TASK: Output the material word for word. Leave each picture out.

++++ PROVIDED MATERIAL

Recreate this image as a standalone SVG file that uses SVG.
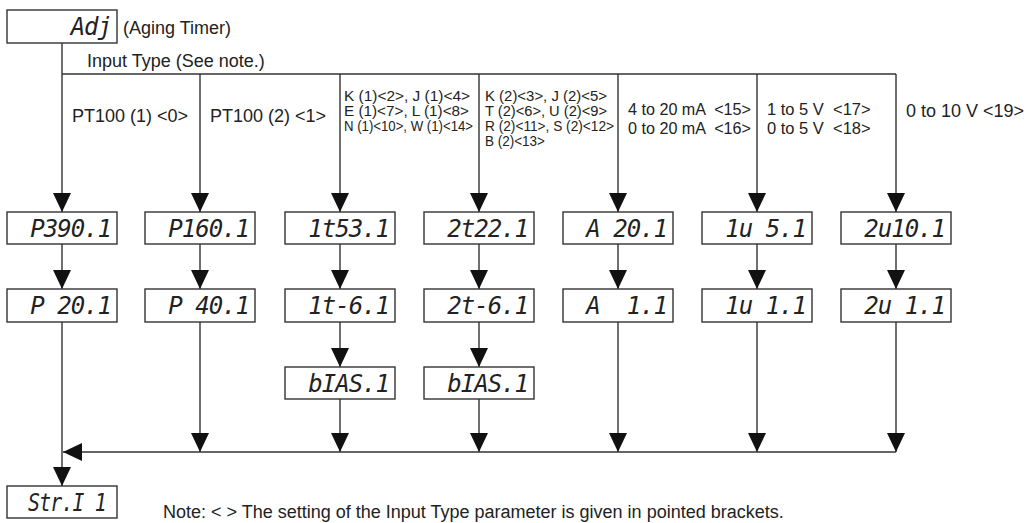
<svg xmlns="http://www.w3.org/2000/svg" width="1026" height="523" viewBox="0 0 1026 523">
<style>
.bg{fill:#fff}
.box{fill:#fff;stroke:#333;stroke-width:1.4}
.seg{font-family:"DejaVu Sans Mono",monospace;font-style:oblique;font-size:24px;letter-spacing:-1px;fill:#222;text-anchor:end}
.lbl{font-family:"Liberation Sans",Arial,sans-serif;font-size:18px;fill:#222}
.sm{font-family:"Liberation Sans",Arial,sans-serif;font-size:15.5px;fill:#222}
.md{font-family:"Liberation Sans",Arial,sans-serif;font-size:16.5px;fill:#222}
.ln{fill:none;stroke:#333;stroke-width:1.4}
</style>
<defs>
<marker id="arr" viewBox="0 0 19 18" markerWidth="19" markerHeight="18" refX="19" refY="9" orient="auto" markerUnits="userSpaceOnUse">
<path d="M0,0 L19,9 L0,18 Z" fill="#111"/>
</marker>
</defs>
<rect class="bg" width="1026" height="523"/>

<g id="connectors">
<path class="ln" d="M62,43 V212" marker-end="url(#arr)"/>
<path class="ln" d="M62,74 H896"/>
<path class="ln" d="M200,74 V212" marker-end="url(#arr)"/>
<path class="ln" d="M340,74 V212" marker-end="url(#arr)"/>
<path class="ln" d="M479,74 V212" marker-end="url(#arr)"/>
<path class="ln" d="M618,74 V212" marker-end="url(#arr)"/>
<path class="ln" d="M757,74 V212" marker-end="url(#arr)"/>
<path class="ln" d="M896,74 V212" marker-end="url(#arr)"/>
<path class="ln" d="M62,244 V289" marker-end="url(#arr)"/>
<path class="ln" d="M200,244 V289" marker-end="url(#arr)"/>
<path class="ln" d="M340,244 V289" marker-end="url(#arr)"/>
<path class="ln" d="M479,244 V289" marker-end="url(#arr)"/>
<path class="ln" d="M618,244 V289" marker-end="url(#arr)"/>
<path class="ln" d="M757,244 V289" marker-end="url(#arr)"/>
<path class="ln" d="M896,244 V289" marker-end="url(#arr)"/>
<path class="ln" d="M340,322 V367" marker-end="url(#arr)"/>
<path class="ln" d="M479,322 V367" marker-end="url(#arr)"/>
<path class="ln" d="M200,322 V452" marker-end="url(#arr)"/>
<path class="ln" d="M340,399 V452" marker-end="url(#arr)"/>
<path class="ln" d="M479,399 V452" marker-end="url(#arr)"/>
<path class="ln" d="M618,322 V452" marker-end="url(#arr)"/>
<path class="ln" d="M757,322 V452" marker-end="url(#arr)"/>
<path class="ln" d="M896,322 V452" marker-end="url(#arr)"/>
<path class="ln" d="M896,452 H63" marker-end="url(#arr)"/>
<path class="ln" d="M62,322 V486" marker-end="url(#arr)"/>
</g>

<g id="labels">
<text class="lbl" x="123" y="34">(Aging Timer)</text>
<text class="lbl" x="87" y="67">Input Type (See note.)</text>
<text class="lbl" x="72" y="122">PT100 (1) &lt;0&gt;</text>
<text class="lbl" x="210" y="122">PT100 (2) &lt;1&gt;</text>
<text class="sm" x="344" y="101" textLength="126" lengthAdjust="spacingAndGlyphs">K (1)&lt;2&gt;, J (1)&lt;4&gt;</text>
<text class="sm" x="344" y="116" textLength="125" lengthAdjust="spacingAndGlyphs">E (1)&lt;7&gt;, L (1)&lt;8&gt;</text>
<text class="sm" x="344" y="131" textLength="129" lengthAdjust="spacingAndGlyphs">N (1)&lt;10&gt;, W (1)&lt;14&gt;</text>
<text class="sm" x="485" y="101" textLength="122" lengthAdjust="spacingAndGlyphs">K (2)&lt;3&gt;, J (2)&lt;5&gt;</text>
<text class="sm" x="485" y="116" textLength="122" lengthAdjust="spacingAndGlyphs">T (2)&lt;6&gt;, U (2)&lt;9&gt;</text>
<text class="sm" x="485" y="131" textLength="129" lengthAdjust="spacingAndGlyphs">R (2)&lt;11&gt;, S (2)&lt;12&gt;</text>
<text class="sm" x="485" y="146" textLength="60" lengthAdjust="spacingAndGlyphs">B (2)&lt;13&gt;</text>
<text class="md" x="628" y="115" textLength="123" lengthAdjust="spacingAndGlyphs" xml:space="preserve">4 to 20 mA  &lt;15&gt;</text>
<text class="md" x="628" y="134" textLength="123" lengthAdjust="spacingAndGlyphs" xml:space="preserve">0 to 20 mA  &lt;16&gt;</text>
<text class="md" x="767" y="115" xml:space="preserve">1 to 5 V  &lt;17&gt;</text>
<text class="md" x="767" y="134" xml:space="preserve">0 to 5 V  &lt;18&gt;</text>
<text class="lbl" x="906" y="117">0 to 10 V &lt;19&gt;</text>
<text class="lbl" x="163" y="518">Note: &lt; &gt; The setting of the Input Type parameter is given in pointed brackets.</text>
</g>

<g id="n-adj"><rect class="box" x="7" y="10" width="110" height="33"/><text class="seg" x="111" y="35">Adj</text></g>

<g id="n-p390"><rect class="box" x="7" y="212" width="110" height="32"/><text class="seg" x="111" y="237">P390.1</text></g>
<g id="n-p160"><rect class="box" x="145" y="212" width="110" height="32"/><text class="seg" x="249" y="237">P160.1</text></g>
<g id="n-1t53"><rect class="box" x="285" y="212" width="110" height="32"/><text class="seg" x="389" y="237">1t53.1</text></g>
<g id="n-2t22"><rect class="box" x="424" y="212" width="110" height="32"/><text class="seg" x="528" y="237">2t22.1</text></g>
<g id="n-a20"><rect class="box" x="563" y="212" width="110" height="32"/><text class="seg" x="667" y="237" xml:space="preserve">A 20.1</text></g>
<g id="n-1u5"><rect class="box" x="702" y="212" width="110" height="32"/><text class="seg" x="806" y="237" xml:space="preserve">1u 5.1</text></g>
<g id="n-2u10"><rect class="box" x="841" y="212" width="110" height="32"/><text class="seg" x="945" y="237">2u10.1</text></g>

<g id="n-p20"><rect class="box" x="7" y="289" width="110" height="33"/><text class="seg" x="111" y="314" xml:space="preserve">P 20.1</text></g>
<g id="n-p40"><rect class="box" x="145" y="289" width="110" height="33"/><text class="seg" x="249" y="314" xml:space="preserve">P 40.1</text></g>
<g id="n-1tm6"><rect class="box" x="285" y="289" width="110" height="33"/><text class="seg" x="389" y="314">1t-6.1</text></g>
<g id="n-2tm6"><rect class="box" x="424" y="289" width="110" height="33"/><text class="seg" x="528" y="314">2t-6.1</text></g>
<g id="n-a1"><rect class="box" x="563" y="289" width="110" height="33"/><text class="seg" x="667" y="314" xml:space="preserve">A  1.1</text></g>
<g id="n-1u1"><rect class="box" x="702" y="289" width="110" height="33"/><text class="seg" x="806" y="314" xml:space="preserve">1u 1.1</text></g>
<g id="n-2u1"><rect class="box" x="841" y="289" width="110" height="33"/><text class="seg" x="945" y="314" xml:space="preserve">2u 1.1</text></g>

<g id="n-bias1"><rect class="box" x="285" y="367" width="110" height="32"/><text class="seg" x="389" y="392">bIAS.1</text></g>
<g id="n-bias2"><rect class="box" x="424" y="367" width="110" height="32"/><text class="seg" x="528" y="392">bIAS.1</text></g>

<g id="n-str"><rect class="box" x="7" y="486" width="110" height="32"/><text class="seg" x="106" y="511" textLength="78" lengthAdjust="spacingAndGlyphs" xml:space="preserve">Str.I 1</text></g>
</svg>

++++++++

COMPLETED TASK:
Recreate this image as a standalone SVG file that uses SVG.
<svg xmlns="http://www.w3.org/2000/svg" width="1026" height="523" viewBox="0 0 1026 523">
<style>
.bg{fill:#fff}
.box{fill:#fff;stroke:#333;stroke-width:1.4}
.seg{font-family:"DejaVu Sans Mono",monospace;font-style:oblique;font-size:24px;letter-spacing:-1px;fill:#222;text-anchor:end}
.lbl{font-family:"Liberation Sans",Arial,sans-serif;font-size:18px;fill:#222}
.sm{font-family:"Liberation Sans",Arial,sans-serif;font-size:15.5px;fill:#222}
.md{font-family:"Liberation Sans",Arial,sans-serif;font-size:16.5px;fill:#222}
.ln{fill:none;stroke:#333;stroke-width:1.4}
</style>
<defs>
<marker id="arr" viewBox="0 0 19 18" markerWidth="19" markerHeight="18" refX="19" refY="9" orient="auto" markerUnits="userSpaceOnUse">
<path d="M0,0 L19,9 L0,18 Z" fill="#111"/>
</marker>
</defs>
<rect class="bg" width="1026" height="523"/>

<g id="connectors">
<path class="ln" d="M62,43 V212" marker-end="url(#arr)"/>
<path class="ln" d="M62,74 H896"/>
<path class="ln" d="M200,74 V212" marker-end="url(#arr)"/>
<path class="ln" d="M340,74 V212" marker-end="url(#arr)"/>
<path class="ln" d="M479,74 V212" marker-end="url(#arr)"/>
<path class="ln" d="M618,74 V212" marker-end="url(#arr)"/>
<path class="ln" d="M757,74 V212" marker-end="url(#arr)"/>
<path class="ln" d="M896,74 V212" marker-end="url(#arr)"/>
<path class="ln" d="M62,244 V289" marker-end="url(#arr)"/>
<path class="ln" d="M200,244 V289" marker-end="url(#arr)"/>
<path class="ln" d="M340,244 V289" marker-end="url(#arr)"/>
<path class="ln" d="M479,244 V289" marker-end="url(#arr)"/>
<path class="ln" d="M618,244 V289" marker-end="url(#arr)"/>
<path class="ln" d="M757,244 V289" marker-end="url(#arr)"/>
<path class="ln" d="M896,244 V289" marker-end="url(#arr)"/>
<path class="ln" d="M340,322 V367" marker-end="url(#arr)"/>
<path class="ln" d="M479,322 V367" marker-end="url(#arr)"/>
<path class="ln" d="M200,322 V452" marker-end="url(#arr)"/>
<path class="ln" d="M340,399 V452" marker-end="url(#arr)"/>
<path class="ln" d="M479,399 V452" marker-end="url(#arr)"/>
<path class="ln" d="M618,322 V452" marker-end="url(#arr)"/>
<path class="ln" d="M757,322 V452" marker-end="url(#arr)"/>
<path class="ln" d="M896,322 V452" marker-end="url(#arr)"/>
<path class="ln" d="M896,452 H63" marker-end="url(#arr)"/>
<path class="ln" d="M62,322 V486" marker-end="url(#arr)"/>
</g>

<g id="labels">
<text class="lbl" x="123" y="34">(Aging Timer)</text>
<text class="lbl" x="87" y="67">Input Type (See note.)</text>
<text class="lbl" x="72" y="122">PT100 (1) &lt;0&gt;</text>
<text class="lbl" x="210" y="122">PT100 (2) &lt;1&gt;</text>
<text class="sm" x="344" y="101" textLength="126" lengthAdjust="spacingAndGlyphs">K (1)&lt;2&gt;, J (1)&lt;4&gt;</text>
<text class="sm" x="344" y="116" textLength="125" lengthAdjust="spacingAndGlyphs">E (1)&lt;7&gt;, L (1)&lt;8&gt;</text>
<text class="sm" x="344" y="131" textLength="129" lengthAdjust="spacingAndGlyphs">N (1)&lt;10&gt;, W (1)&lt;14&gt;</text>
<text class="sm" x="485" y="101" textLength="122" lengthAdjust="spacingAndGlyphs">K (2)&lt;3&gt;, J (2)&lt;5&gt;</text>
<text class="sm" x="485" y="116" textLength="122" lengthAdjust="spacingAndGlyphs">T (2)&lt;6&gt;, U (2)&lt;9&gt;</text>
<text class="sm" x="485" y="131" textLength="129" lengthAdjust="spacingAndGlyphs">R (2)&lt;11&gt;, S (2)&lt;12&gt;</text>
<text class="sm" x="485" y="146" textLength="60" lengthAdjust="spacingAndGlyphs">B (2)&lt;13&gt;</text>
<text class="md" x="628" y="115" textLength="123" lengthAdjust="spacingAndGlyphs" xml:space="preserve">4 to 20 mA  &lt;15&gt;</text>
<text class="md" x="628" y="134" textLength="123" lengthAdjust="spacingAndGlyphs" xml:space="preserve">0 to 20 mA  &lt;16&gt;</text>
<text class="md" x="767" y="115" xml:space="preserve">1 to 5 V  &lt;17&gt;</text>
<text class="md" x="767" y="134" xml:space="preserve">0 to 5 V  &lt;18&gt;</text>
<text class="lbl" x="906" y="117">0 to 10 V &lt;19&gt;</text>
<text class="lbl" x="163" y="518">Note: &lt; &gt; The setting of the Input Type parameter is given in pointed brackets.</text>
</g>

<g id="n-adj"><rect class="box" x="7" y="10" width="110" height="33"/><text class="seg" x="111" y="35">Adj</text></g>

<g id="n-p390"><rect class="box" x="7" y="212" width="110" height="32"/><text class="seg" x="111" y="237">P390.1</text></g>
<g id="n-p160"><rect class="box" x="145" y="212" width="110" height="32"/><text class="seg" x="249" y="237">P160.1</text></g>
<g id="n-1t53"><rect class="box" x="285" y="212" width="110" height="32"/><text class="seg" x="389" y="237">1t53.1</text></g>
<g id="n-2t22"><rect class="box" x="424" y="212" width="110" height="32"/><text class="seg" x="528" y="237">2t22.1</text></g>
<g id="n-a20"><rect class="box" x="563" y="212" width="110" height="32"/><text class="seg" x="667" y="237" xml:space="preserve">A 20.1</text></g>
<g id="n-1u5"><rect class="box" x="702" y="212" width="110" height="32"/><text class="seg" x="806" y="237" xml:space="preserve">1u 5.1</text></g>
<g id="n-2u10"><rect class="box" x="841" y="212" width="110" height="32"/><text class="seg" x="945" y="237">2u10.1</text></g>

<g id="n-p20"><rect class="box" x="7" y="289" width="110" height="33"/><text class="seg" x="111" y="314" xml:space="preserve">P 20.1</text></g>
<g id="n-p40"><rect class="box" x="145" y="289" width="110" height="33"/><text class="seg" x="249" y="314" xml:space="preserve">P 40.1</text></g>
<g id="n-1tm6"><rect class="box" x="285" y="289" width="110" height="33"/><text class="seg" x="389" y="314">1t-6.1</text></g>
<g id="n-2tm6"><rect class="box" x="424" y="289" width="110" height="33"/><text class="seg" x="528" y="314">2t-6.1</text></g>
<g id="n-a1"><rect class="box" x="563" y="289" width="110" height="33"/><text class="seg" x="667" y="314" xml:space="preserve">A  1.1</text></g>
<g id="n-1u1"><rect class="box" x="702" y="289" width="110" height="33"/><text class="seg" x="806" y="314" xml:space="preserve">1u 1.1</text></g>
<g id="n-2u1"><rect class="box" x="841" y="289" width="110" height="33"/><text class="seg" x="945" y="314" xml:space="preserve">2u 1.1</text></g>

<g id="n-bias1"><rect class="box" x="285" y="367" width="110" height="32"/><text class="seg" x="389" y="392">bIAS.1</text></g>
<g id="n-bias2"><rect class="box" x="424" y="367" width="110" height="32"/><text class="seg" x="528" y="392">bIAS.1</text></g>

<g id="n-str"><rect class="box" x="7" y="486" width="110" height="32"/><text class="seg" x="106" y="511" textLength="78" lengthAdjust="spacingAndGlyphs" xml:space="preserve">Str.I 1</text></g>
</svg>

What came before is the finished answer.